Have attended some great workshops lately, including: 
- a carbon-farming session attended by CSIRO's leading soil scientist, Jeff Baldock. What a fantastic science communicator.
- a farm tour showcasing conservation work done by a local dairy farmer on his property, over a 15 year period. The before and after shots were so inspiring.

Revegetated dam on dairy property in Gippsland, April 2014. Among the benefits of extensive revegetation around the property: reduced erosion, increased habitat for native animals, improved soil health, improved water quality.

"Let us permit nature to have her way, she understands her business better than we do." (Michel de Montaigne, 1533-1592)

Friday, February 14, 2014

Transition Farm

Transition Farm, Gunamatta

In October last year I visited Transition Farm in Gunamatta on the Peninsula with Mr B. The farm is a community-supported agriculture enterprise that supplies boxes of veggies and fruit to Penininsula locals. It is rather awesome. Its designed along permaculture lines with native plantings throughout for shade, soil health and biodiversity, and the produce is grown using biodynamic practices. Sheet mulching was used to establish the initial plots, and composts, green manures, chooks and sheep are all part of the system.

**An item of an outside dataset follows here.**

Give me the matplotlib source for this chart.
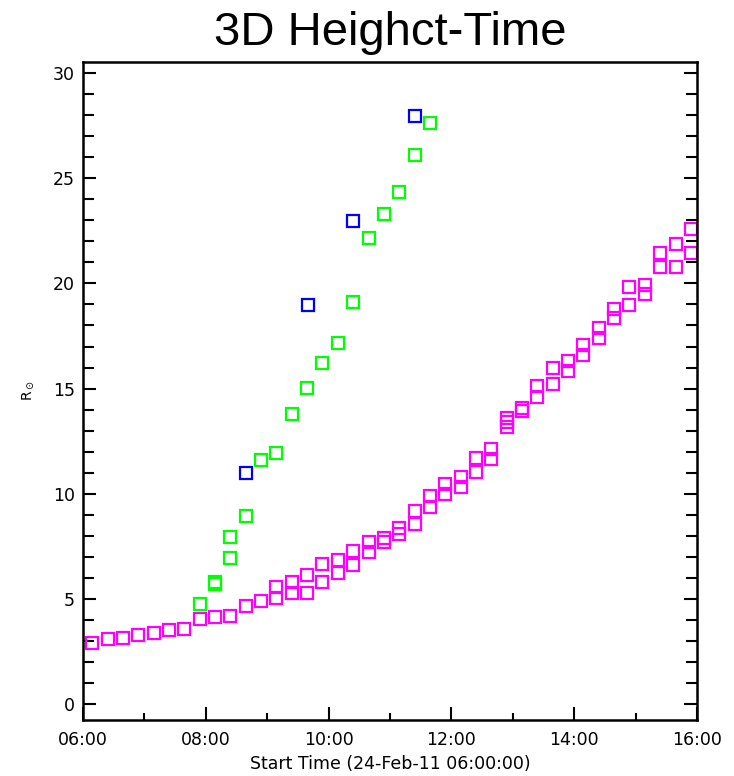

The achievements of Transition Farm's owners are remarkable in many ways. The farm a working demonstration that food production and biodiversity need not be natural enemies. Its a rare demonstration of integrating natives into food production system. And it gives us a picture of what "sustainable intensification"- a hotly debated concept in agroecological circles - might look like in the context of South Eastern Australia.

Native plantings at line the access paths at Transition Farm. Natives are also used to create microclimates, protecting the produce from the strong winds in this coastal region and providing shade and mulch material.

Plants propagated in soil blocks in the greenhouse. The greenhouse is made of framed glass doors that were cast-offs from a construction site.
Demonstration of soil block construction, Transition Farm.

Soil blocker, Transition Farm

House garden at Transition Farm, based on Linda Woodrow's design - check out the geodesic chook dome in the background. The circles are weeded and fertilised by the 'chook tractor'.

All power to the Transition Farm folks. May their land and produce prosper.